Raw data —

——

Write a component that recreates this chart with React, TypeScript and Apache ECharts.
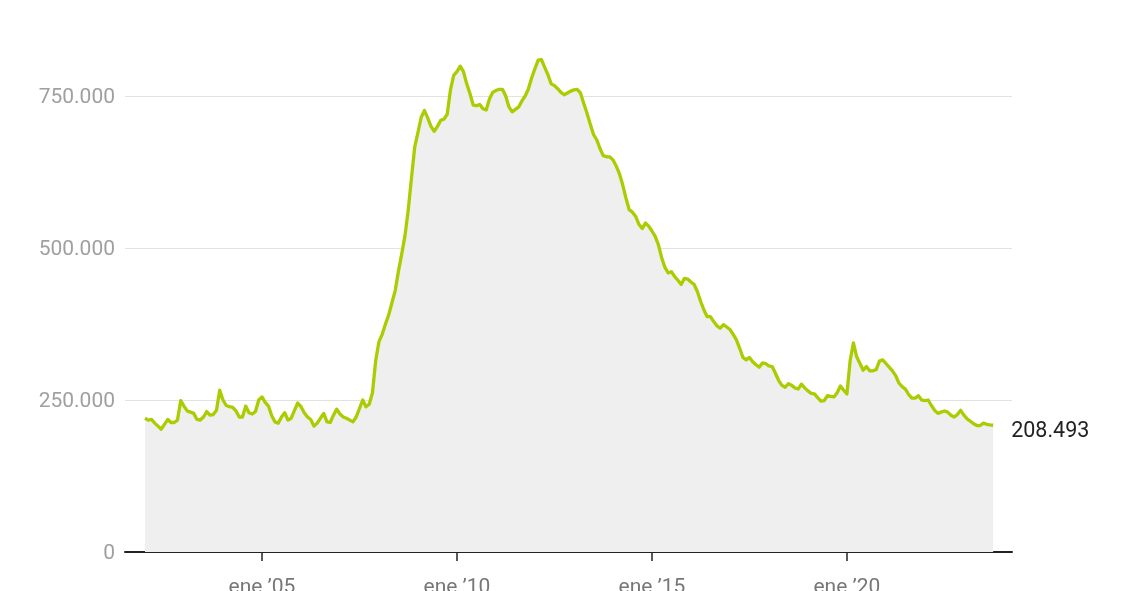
import React, { useEffect, useRef } from "react";
import * as echarts from "echarts";

const START_YEAR = 2002;
const values: number[] = [
  220000, 217000, 218000, 212000, 207000, 202000, 210000, 218000, 213000, 213000, 217000, 249000,
  240000, 232000, 230000, 228000, 218000, 217000, 222000, 231000, 225000, 226000, 233000, 266000,
  250000, 241000, 239000, 238000, 232000, 222000, 222000, 240000, 229000, 227000, 231000, 250000,
  255000, 246000, 240000, 224000, 214000, 212000, 222000, 229000, 217000, 220000, 233000, 245000,
  239000, 229000, 222000, 218000, 207000, 212000, 220000, 228000, 214000, 213000, 225000, 235000,
  227000, 222000, 220000, 217000, 214000, 222000, 236000, 250000, 239000, 243000, 262000, 315000,
  346000, 358000, 375000, 390000, 410000, 430000, 462000, 490000, 520000, 562000, 615000, 666000,
  690000, 715000, 726000, 714000, 700000, 692000, 700000, 710000, 712000, 720000, 760000, 784000,
  790000, 799000, 790000, 770000, 754000, 735000, 734000, 736000, 729000, 727000, 745000, 756000,
  759000, 761000, 761000, 750000, 732000, 724000, 728000, 732000, 742000, 750000, 762000, 780000,
  795000, 809000, 810000, 797000, 785000, 770000, 767000, 762000, 756000, 752000, 755000, 758000,
  760000, 761000, 755000, 738000, 722000, 704000, 687000, 678000, 664000, 652000, 650000, 650000,
  645000, 635000, 622000, 604000, 582000, 563000, 559000, 552000, 539000, 532000, 541000, 536000,
  528000, 519000, 505000, 484000, 468000, 459000, 461000, 453000, 447000, 440000, 450000, 449000,
  444000, 440000, 428000, 412000, 398000, 387000, 387000, 379000, 372000, 368000, 374000, 370000,
  366000, 358000, 349000, 335000, 320000, 316000, 320000, 313000, 308000, 304000, 311000, 310000,
  306000, 305000, 294000, 282000, 274000, 271000, 277000, 274000, 270000, 268000, 276000, 270000,
  265000, 261000, 260000, 254000, 248000, 249000, 257000, 256000, 255000, 262000, 273000, 266000,
  260000, 315000, 344000, 321000, 310000, 299000, 305000, 298000, 298000, 300000, 314000, 316000,
  310000, 304000, 298000, 290000, 278000, 272000, 268000, 259000, 253000, 253000, 257000, 250000,
  249000, 250000, 241000, 233000, 228000, 230000, 232000, 230000, 225000, 222000, 226000, 233000,
  225000, 219000, 215000, 211000, 208000, 208000, 212000, 210000, 209000, 208493,
];
const months: string[] = values.map((_, i) => {
  const y = START_YEAR + Math.floor(i / 12);
  const mo = (i % 12) + 1;
  return `${y}-${mo < 10 ? "0" + mo : mo}`;
});
const labelYears = [2005, 2010, 2015, 2020];
const yTicks = [0, 250000, 500000, 750000];

const fmtNum = (v: number) => String(Math.round(v)).replace(/\B(?=(\d{3})+(?!\d))/g, ".");
const monthIndex = (ym: string) => {
  const [y, m] = ym.split("-").map(Number);
  return (y - START_YEAR) * 12 + (m - 1);
};

export default function App() {
  const ref = useRef<HTMLDivElement>(null);
  useEffect(() => {
    if (!ref.current) return;
    const chart = echarts.init(ref.current, null, { renderer: "svg" });
    const tickPos = labelYears.map((y) => monthIndex(`${y}-01`));
    chart.setOption({
      animation: false,
      textStyle: { fontFamily: "Roboto" },
      grid: { left: 125, right: 116, top: 96, bottom: 39, containLabel: false, outerBoundsMode: "none" },
      xAxis: {
        type: "value",
        min: -6.15,
        max: 266.8,
        axisLine: { show: true, lineStyle: { color: "#222", width: 2 } },
        axisTick: { show: true, customValues: tickPos, length: 9, lineStyle: { color: "#222", width: 1.5 } },
        axisLabel: {
          customValues: tickPos,
          margin: 23,
          color: "#777",
          fontSize: 21,
          fontFamily: "Roboto",
          formatter: (v: number) => {
            const yr = START_YEAR + Math.round(v / 12);
            return "ene \u2019" + String(yr % 100).padStart(2, "0");
          },
        },
        splitLine: { show: false },
      },
      yAxis: {
        type: "value",
        min: yTicks[0],
        max: yTicks[yTicks.length - 1],
        interval: yTicks[1] - yTicks[0],
        axisLine: { show: false },
        axisTick: { show: false },
        axisLabel: { margin: 10, color: "#a0a0a0", fontSize: 21, fontFamily: "Roboto", formatter: (v: number) => fmtNum(v) },
        splitLine: { show: true, lineStyle: { color: "#e2e2e2", width: 1 } },
      },
      series: [
        {
          type: "line",
          data: values.map((v, i) => [monthIndex(months[i]), v]),
          clip: false,
          showSymbol: false,
          symbol: "none",
          lineStyle: { color: "#aacc00", width: 3.3, join: "round" },
          areaStyle: { color: "#efefef", opacity: 1 },
          endLabel: {
            show: true,
            distance: 18,
            offset: [0, 4],
            color: "#222",
            fontSize: 21.5,
            fontFamily: "Roboto",
            formatter: (p: any) => fmtNum(p.value[1]),
          },
          z: 2,
        },
      ],
    });
    return () => chart.dispose();
  }, []);
  return <div ref={ref} style={{ position: "fixed", left: 0, top: 0, width: 1128, height: 591 }} />;
}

——

Exercise requirements —
Word for word, quote the lines above. Omit the pictures.

Response —
Write a component that recreates this chart with React, TypeScript and Apache ECharts.
import React, { useEffect, useRef } from "react";
import * as echarts from "echarts";

const START_YEAR = 2002;
const values: number[] = [
  220000, 217000, 218000, 212000, 207000, 202000, 210000, 218000, 213000, 213000, 217000, 249000,
  240000, 232000, 230000, 228000, 218000, 217000, 222000, 231000, 225000, 226000, 233000, 266000,
  250000, 241000, 239000, 238000, 232000, 222000, 222000, 240000, 229000, 227000, 231000, 250000,
  255000, 246000, 240000, 224000, 214000, 212000, 222000, 229000, 217000, 220000, 233000, 245000,
  239000, 229000, 222000, 218000, 207000, 212000, 220000, 228000, 214000, 213000, 225000, 235000,
  227000, 222000, 220000, 217000, 214000, 222000, 236000, 250000, 239000, 243000, 262000, 315000,
  346000, 358000, 375000, 390000, 410000, 430000, 462000, 490000, 520000, 562000, 615000, 666000,
  690000, 715000, 726000, 714000, 700000, 692000, 700000, 710000, 712000, 720000, 760000, 784000,
  790000, 799000, 790000, 770000, 754000, 735000, 734000, 736000, 729000, 727000, 745000, 756000,
  759000, 761000, 761000, 750000, 732000, 724000, 728000, 732000, 742000, 750000, 762000, 780000,
  795000, 809000, 810000, 797000, 785000, 770000, 767000, 762000, 756000, 752000, 755000, 758000,
  760000, 761000, 755000, 738000, 722000, 704000, 687000, 678000, 664000, 652000, 650000, 650000,
  645000, 635000, 622000, 604000, 582000, 563000, 559000, 552000, 539000, 532000, 541000, 536000,
  528000, 519000, 505000, 484000, 468000, 459000, 461000, 453000, 447000, 440000, 450000, 449000,
  444000, 440000, 428000, 412000, 398000, 387000, 387000, 379000, 372000, 368000, 374000, 370000,
  366000, 358000, 349000, 335000, 320000, 316000, 320000, 313000, 308000, 304000, 311000, 310000,
  306000, 305000, 294000, 282000, 274000, 271000, 277000, 274000, 270000, 268000, 276000, 270000,
  265000, 261000, 260000, 254000, 248000, 249000, 257000, 256000, 255000, 262000, 273000, 266000,
  260000, 315000, 344000, 321000, 310000, 299000, 305000, 298000, 298000, 300000, 314000, 316000,
  310000, 304000, 298000, 290000, 278000, 272000, 268000, 259000, 253000, 253000, 257000, 250000,
  249000, 250000, 241000, 233000, 228000, 230000, 232000, 230000, 225000, 222000, 226000, 233000,
  225000, 219000, 215000, 211000, 208000, 208000, 212000, 210000, 209000, 208493,
];
const months: string[] = values.map((_, i) => {
  const y = START_YEAR + Math.floor(i / 12);
  const mo = (i % 12) + 1;
  return `${y}-${mo < 10 ? "0" + mo : mo}`;
});
const labelYears = [2005, 2010, 2015, 2020];
const yTicks = [0, 250000, 500000, 750000];

const fmtNum = (v: number) => String(Math.round(v)).replace(/\B(?=(\d{3})+(?!\d))/g, ".");
const monthIndex = (ym: string) => {
  const [y, m] = ym.split("-").map(Number);
  return (y - START_YEAR) * 12 + (m - 1);
};

export default function App() {
  const ref = useRef<HTMLDivElement>(null);
  useEffect(() => {
    if (!ref.current) return;
    const chart = echarts.init(ref.current, null, { renderer: "svg" });
    const tickPos = labelYears.map((y) => monthIndex(`${y}-01`));
    chart.setOption({
      animation: false,
      textStyle: { fontFamily: "Roboto" },
      grid: { left: 125, right: 116, top: 96, bottom: 39, containLabel: false, outerBoundsMode: "none" },
      xAxis: {
        type: "value",
        min: -6.15,
        max: 266.8,
        axisLine: { show: true, lineStyle: { color: "#222", width: 2 } },
        axisTick: { show: true, customValues: tickPos, length: 9, lineStyle: { color: "#222", width: 1.5 } },
        axisLabel: {
          customValues: tickPos,
          margin: 23,
          color: "#777",
          fontSize: 21,
          fontFamily: "Roboto",
          formatter: (v: number) => {
            const yr = START_YEAR + Math.round(v / 12);
            return "ene \u2019" + String(yr % 100).padStart(2, "0");
          },
        },
        splitLine: { show: false },
      },
      yAxis: {
        type: "value",
        min: yTicks[0],
        max: yTicks[yTicks.length - 1],
        interval: yTicks[1] - yTicks[0],
        axisLine: { show: false },
        axisTick: { show: false },
        axisLabel: { margin: 10, color: "#a0a0a0", fontSize: 21, fontFamily: "Roboto", formatter: (v: number) => fmtNum(v) },
        splitLine: { show: true, lineStyle: { color: "#e2e2e2", width: 1 } },
      },
      series: [
        {
          type: "line",
          data: values.map((v, i) => [monthIndex(months[i]), v]),
          clip: false,
          showSymbol: false,
          symbol: "none",
          lineStyle: { color: "#aacc00", width: 3.3, join: "round" },
          areaStyle: { color: "#efefef", opacity: 1 },
          endLabel: {
            show: true,
            distance: 18,
            offset: [0, 4],
            color: "#222",
            fontSize: 21.5,
            fontFamily: "Roboto",
            formatter: (p: any) => fmtNum(p.value[1]),
          },
          z: 2,
        },
      ],
    });
    return () => chart.dispose();
  }, []);
  return <div ref={ref} style={{ position: "fixed", left: 0, top: 0, width: 1128, height: 591 }} />;
}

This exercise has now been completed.